What do the following brands have in common: Woolworths, Birds Eye, the Lotto and McDonald's? Stuck? All have had advertisements made for them by BBC Broadcast, the corporation's commercial production arm.
Last week, Stephen Davies, the chief executive of the Advertising Producers' Association (the trade body for independent commercials production companies), wrote to the BBC director-general, Mark Thompson, regarding BBC Broadcast's increased activity in ad production. The move is welcomed by APA members such as Robert Campbell, the managing director of Outsider Films.
Campbell is unequivocal in his view on BBC Broadcast competing with companies such as his. "The idea that I should pay my licence fee - not only for my home address, but that my business has to pay it as well - to support a company that's my competitor is very odd," he says. "BBC Broadcast has a clear competitive advantage - we're small, we're forced to watch our overheads and we go out on a limb; BBC Broadcast has hundreds of people working for it."
The APA's letter follows one sent to Tessa Jowell, the secretary of state for culture, media and sport. In it, Davies asks Thompson to ensure BBC Broadcast's activities in ad production are examined as part of the review into the BBC's commercial activities ahead of the review of its Charter.
The letter also raises concerns over the commercial policy guidelines that the company works under which, Davies says, are impracticable.
But is BBC Broadcast doing anything wrong in making ads? Andy Bryant, the 20-year veteran of the UK and Australian ad industries who now runs the BBC division, doesn't think so. He points to the commercial policy guidelines, which he has to ensure every project adheres to. At the heart of the policy is BBC Broadcast's incorporated status. "That means we're trading commercially and we have to earn a rate of return commensurate with market practices," Bryant says. BBC Broadcast, he stresses, doesn't receive a penny from the licence fee. Rather, the flow of cash goes the other way, with profits from commercial activities being ploughed back into programme-making.

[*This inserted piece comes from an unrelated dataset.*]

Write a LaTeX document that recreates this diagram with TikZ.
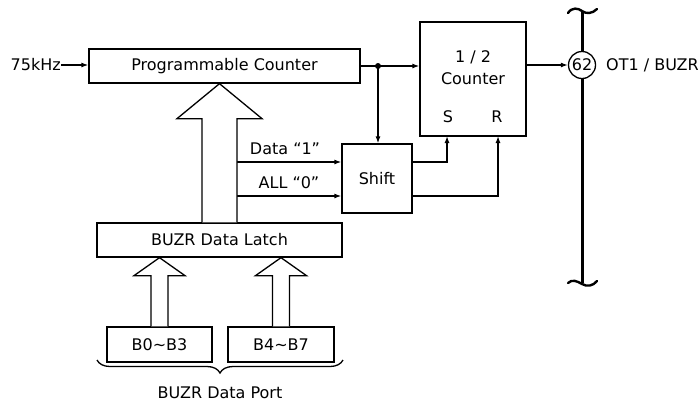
\documentclass[tikz,border=0pt]{standalone}
\usepackage{fontspec}
\setmainfont{DejaVu Sans}
\usetikzlibrary{arrows.meta,calc,decorations.pathreplacing}
\begin{document}
\begin{tikzpicture}[x=1pt,y=-1pt,
  every node/.style={font=\fontsize{16}{19}\selectfont, inner sep=0pt},
  blk/.style={draw, line width=1.3pt, minimum width=#1},
  conn/.style={line width=1.3pt},
  arr/.style={line width=1.3pt, -{Latex[length=7pt,width=5pt]}},
  hollow/.style={draw, line width=1.3pt, fill=white, line join=miter},
  bus/.style={line width=3pt},
  tilde/.style={line width=2.4pt, line cap=round}]
\useasboundingbox (0,0) rectangle (698,408);

% blocks
\node[blk=271pt, minimum height=34pt] (pc) at (224.5,66) {Programmable Counter};
\node[blk=106pt, minimum height=114pt] (half) at (473,79) {};
\node (halfa) at (473,57) {1 / 2};
\node (halfb) at (473,79) {Counter};
\node (sl) at (448,117) {S};
\node (rl) at (497,117) {R};
\node[blk=70pt, minimum height=69pt] (shift) at (377,178.5) {Shift};
\node[blk=245pt, minimum height=34pt] (latch) at (219.5,240) {BUZR Data Latch};
\node[blk=105pt, minimum height=35pt] (b03) at (159.5,344.5) {B0\char"223C B3};
\node[blk=106pt, minimum height=35pt] (b47) at (281,344.5) {B4\char"223C B7};

% pin
\coordinate (bt) at (582,12);
\coordinate (bb) at (582,283);
\draw[bus] (bt) -- (bb);
\draw[tilde] (568,13) .. controls (572,7) and (578,8) .. (582,11) .. controls (586,14) and (592,14) .. (597,9);
\draw[tilde] (568,283) .. controls (572,279) and (577,281) .. (582,284) .. controls (587,287) and (593,286) .. (597,281);
\node[draw, circle, line width=1.3pt, fill=white, minimum size=27pt] (pin) at (582,65) {62};
\node[anchor=west] (ot) at (606,65) {OT1 / BUZR};

% input
\node[anchor=east] (in) at (61,65) {75kHz};
\draw[arr] (in.east) -- (in.east -| pc.west);

% pc -> half counter
\coordinate (j) at (378,66);
\draw[arr] (pc.east |- j) -- (j -| half.west);
\fill (j) circle (3pt);
\draw[arr] (j) -- (j |- shift.north);

% half -> pin
\draw[arr] (half.east |- pin) -- (pin.west);

% data lines
\coordinate (d1) at (237,162);
\coordinate (a0) at (237,196);
\draw[arr] (d1) -- (d1 -| shift.west);
\draw[arr] (a0) -- (a0 -| shift.west);
\node (d1l) at (285,149) {Data “1”};
\node (a0l) at (289,183) {ALL “0”};

% shift -> S, R
\coordinate (sin) at (447,136);
\coordinate (rin) at (498,136);
\draw[arr] (shift.east |- d1) -| (sin);
\draw[arr] (shift.east |- a0) -| (rin);

% hollow arrows
\path let \p1=(latch.north), \p2=(pc.south) in
  coordinate (ha) at (\x1,\y2) coordinate (hb) at (\x1,\y1);
\draw[hollow] ($(hb)+(-17.5,0)$) -- ($(ha)+(-17.5,35)$) -- ($(ha)+(-42.5,35)$) -- (ha)
  -- ($(ha)+(42.5,35)$) -- ($(ha)+(17.5,35)$) -- ($(hb)+(17.5,0)$);

\path let \p1=(b03.north), \p2=(latch.south) in
  coordinate (la) at (\x1,\y2) coordinate (lb) at (\x1,\y1);
\draw[hollow] ($(lb)+(-8.5,0)$) -- ($(la)+(-8.5,18)$) -- ($(la)+(-25.5,18)$) -- (la)
  -- ($(la)+(25.5,18)$) -- ($(la)+(8.5,18)$) -- ($(lb)+(8.5,0)$);

\path let \p1=(b47.north), \p2=(latch.south) in
  coordinate (ra) at (\x1,\y2) coordinate (rb) at (\x1,\y1);
\draw[hollow] ($(rb)+(-8.5,0)$) -- ($(ra)+(-8.5,18)$) -- ($(ra)+(-25.5,18)$) -- (ra)
  -- ($(ra)+(25.5,18)$) -- ($(ra)+(8.5,18)$) -- ($(rb)+(8.5,0)$);

% brace
\coordinate (br1) at (343,360);
\coordinate (br2) at (97,360);
\draw[line width=1.3pt, decorate, decoration={brace, amplitude=13pt}] (br1) -- (br2);
\node (port) at (220,393) {BUZR Data Port};
\end{tikzpicture}
\end{document}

While Davies accepts that licence fee-payers aren't funding ad production, he still feels BBC Broadcast has an unfair advantage when it comes to pitching for work. The company can spend more than APA members on promoting its services, he says, and there's the more nebulous added value of agencies working with the BBC. "It might give rise to other opportunities - if you're able to develop a relationship with the BBC, it might help you to become one of its roster agencies. That's something the regulations don't take into account and I don't see how new regulations could address that issue," Davies says.

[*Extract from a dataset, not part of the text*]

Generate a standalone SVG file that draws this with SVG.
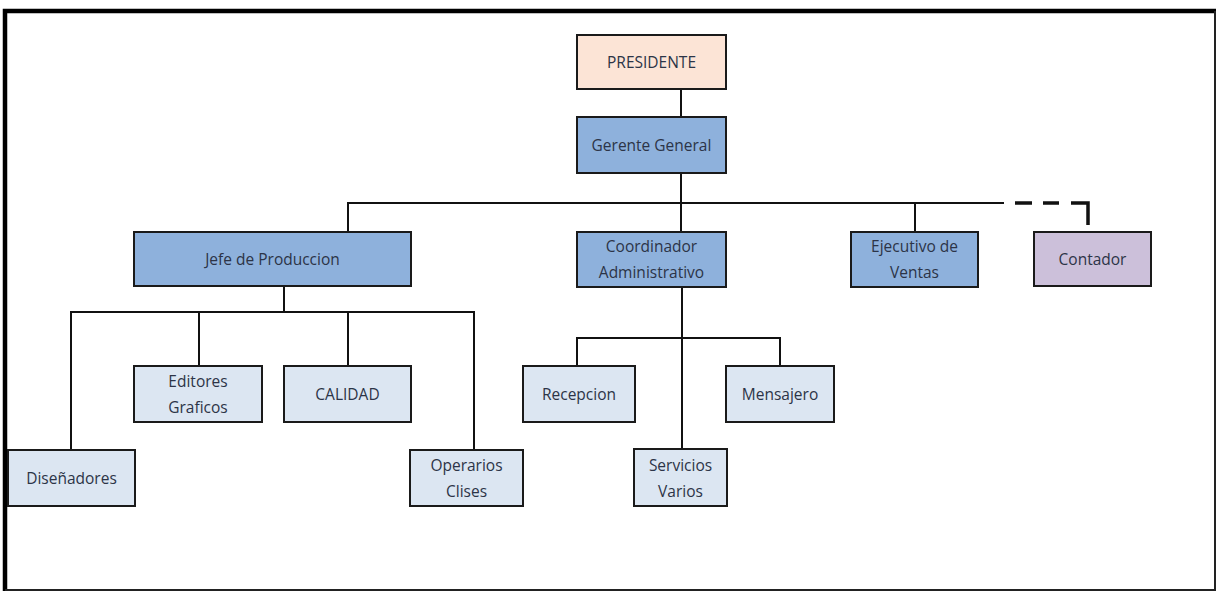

Bruce Haines, the group chief executive of Leo Burnett, which used BBC Broadcast for the recent McDonald's Yum Chums campaign for children, dismisses such a view. Burnett chose BBC Broadcast because of the BBC's expertise in children's programming, he explains. "It was very important to us that we were dealing with people who knew exactly what they were doing. BBC Broadcast has access to people who make children's TV - it's our duty to get the best possible advice and expertise, dependent on the subject matter." Haines added that Burnett views the ads as sponsored content and most of the time the agency would use APA members for ads.

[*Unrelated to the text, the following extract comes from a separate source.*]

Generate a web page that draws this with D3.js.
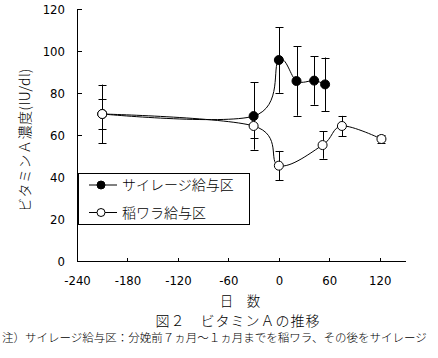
<!DOCTYPE html>
<html>
<head>
<meta charset="utf-8">
<script src="https://cdn.jsdelivr.net/npm/d3@7"></script>
<style>
  body { margin: 0; background: #fff; }
  svg { display: block; }
  text { font-family: "Noto Sans CJK JP", sans-serif; font-weight: 300; fill: #000; }
  .axis path, .axis line { stroke: #000; stroke-width: 1px; shape-rendering: crispEdges; }
  .axis text { font-family: "DejaVu Sans Condensed", "DejaVu Sans", sans-serif; font-weight: normal; font-size: 13px; }
</style>
</head>
<body>
<script>
// days relative to calving, vitamin A (IU/dl), SD
let silageDays = [-210, -30, 0, 21, 42, 55];
let silageVals = [70, 69, 95.7, 85.7, 85.9, 84.1];
let silageSd = [14, 16, 15.6, 16.5, 11.5, 12.8];

let strawDays = [-210, -30, 0, 52, 75, 122];
let strawVals = [70, 64.3, 45.4, 55.2, 64.3, 58.1];
let strawSd = [7, 5.5, 7, 6.5, 4.8, 2];

let xTicks = [-240, -180, -120, -60, 0, 60, 120];
let yTicks = [0, 20, 40, 60, 80, 100, 120];
let seriesNames = ["サイレージ給与区", "稲ワラ給与区"];

let W = 438, H = 358;
let svg = d3.select("body").append("svg")
  .attr("width", W)
  .attr("height", H);

svg.append("rect").attr("width", W).attr("height", H).attr("fill", "#fff");

let xScale = d3.scaleLinear().domain([-240, 150]).range([77, 405]);
let yScale = d3.scaleLinear().domain([0, 120]).range([261, 9]);

let plain = function(d){ return String(d); };
let xAxis = d3.axisBottom(xScale).tickValues(xTicks).tickFormat(plain)
  .tickSizeInner(-3).tickSizeOuter(0).tickPadding(15);
let yAxis = d3.axisLeft(yScale).tickValues(yTicks).tickFormat(plain)
  .tickSizeInner(-5).tickSizeOuter(0).tickPadding(12);

svg.append("g")
  .attr("class", "x axis")
  .attr("transform", "translate(0," + yScale(0) + ")")
  .call(xAxis);

svg.append("g")
  .attr("class", "y axis")
  .attr("transform", "translate(" + xScale(-240) + ",0)")
  .call(yAxis);

function toPoints(days, vals, sd) {
  return days.map(function(d, i){ return {x: d, y: vals[i], sd: sd[i]}; });
}
let series = [
  {name: seriesNames[0], fill: "#000", pts: toPoints(silageDays, silageVals, silageSd)},
  {name: seriesNames[1], fill: "#fff", pts: toPoints(strawDays, strawVals, strawSd)}
];

// error bars
let cap = 4;
series.forEach(function(s){
  let g = svg.append("g").attr("stroke", "#000").attr("stroke-width", 1);
  s.pts.forEach(function(p){
    let cx = Math.round(xScale(p.x)) + 0.5;
    let top = yScale(p.y + p.sd), bot = yScale(p.y - p.sd);
    g.append("line").attr("x1", cx).attr("x2", cx).attr("y1", top).attr("y2", bot);
    g.append("line").attr("x1", cx - cap).attr("x2", cx + cap).attr("y1", Math.round(top) + 0.5).attr("y2", Math.round(top) + 0.5);
    g.append("line").attr("x1", cx - cap).attr("x2", cx + cap).attr("y1", Math.round(bot) + 0.5).attr("y2", Math.round(bot) + 0.5);
  });
});

// smoothed lines
let line = d3.line()
  .x(function(d){ return xScale(d.x); })
  .y(function(d){ return yScale(d.y); })
  .curve(d3.curveCardinal.tension(0));

series.forEach(function(s){
  svg.append("path")
    .datum(s.pts)
    .attr("d", line)
    .attr("fill", "none")
    .attr("stroke", "#000")
    .attr("stroke-width", 1);
});

// markers
series.forEach(function(s){
  svg.append("g").selectAll("circle")
    .data(s.pts)
    .enter()
    .append("circle")
    .attr("r", 4.5)
    .attr("cx", function(d){ return xScale(d.x); })
    .attr("cy", function(d){ return yScale(d.y); })
    .attr("fill", s.fill)
    .attr("stroke", "#000")
    .attr("stroke-width", 1);
});

// legend
let legend = svg.append("g");
legend.append("rect")
  .attr("x", 78.5).attr("y", 173.5)
  .attr("width", 171).attr("height", 51)
  .attr("fill", "#fff").attr("stroke", "#000");
series.forEach(function(s, i){
  let ly = 185 + i * 27.5;
  legend.append("line").attr("x1", 89).attr("x2", 117).attr("y1", ly).attr("y2", ly).attr("stroke", "#000");
  legend.append("circle").attr("cx", 101).attr("cy", ly).attr("r", 4)
    .attr("fill", s.fill).attr("stroke", "#000");
  legend.append("text").attr("x", 122).attr("y", ly + 5)
    .style("font-size", "14px")
    .text(s.name);
});

// axis titles
svg.append("text")
  .attr("transform", "translate(30,140) rotate(-90)")
  .style("text-anchor", "middle")
  .style("font-size", "14px")
  .style("letter-spacing", "0.5px")
  .text("ビタミンＡ濃度(IU/dl)");

svg.append("text")
  .attr("x", 240).attr("y", 305.5)
  .style("text-anchor", "middle")
  .style("font-size", "13.5px")
  .text("日　数");

svg.append("text")
  .attr("x", 238).attr("y", 326)
  .style("text-anchor", "middle")
  .style("font-size", "14px")
  .style("letter-spacing", "1px")
  .text("図２　ビタミンＡの推移");

svg.append("text")
  .attr("x", 2).attr("y", 342)
  .style("font-size", "11.5px")
  .text("注）サイレージ給与区：分娩前７ヵ月～１ヵ月までを稲ワラ、その後をサイレージ");
</script>
</body>
</html>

Bryant agrees that there's no quid pro quo for agencies working with his company. "We're entirely separate from the BBC's marketing department," he says. "In fact, it's our client. It's hard to see how our working for an agency would affect the BBC's choice of advertising agency."
He is keen to highlight the commitment he says BBC Broadcast has to the overall independent production industry. He points to a string of BBC promos for which the company brought in up-and-coming directors from independent companies; promos such as the 2004 Olympics campaign, created by DFGW and directed by Camille Bovier-Lapierre from Passion Paris. "There was the opportunity for a relatively unknown director to work on a massive production," he says.
"We also have a commitment to developing talent. Several independent production companies now enjoy the talents of directors who trained at BBC Broadcast."
Not everyone in the industry agrees. "It has made its showreel based on directors it has borrowed from independent production companies, at greatly reduced fees," one independent producer says. "If we'd known it would make a showreel out of that to compete with us, we'd never have done it."
Bryant counters that BBC Broadcast has its own talent, including Ron Scalpello, the director of the BBC's successful "8-Mile" trailer for BBC Radio Five Live.
"When we compete or pitch for any work, all we can use is the showreels of our directors," he says. BBC Broadcast does include other directors' work on other reels, but these, he says, have different uses. "We're very proud of our production work on the BBC's 'rush hour', but if we were trying to compete for an ad job, it's unthinkable that we'd be using it."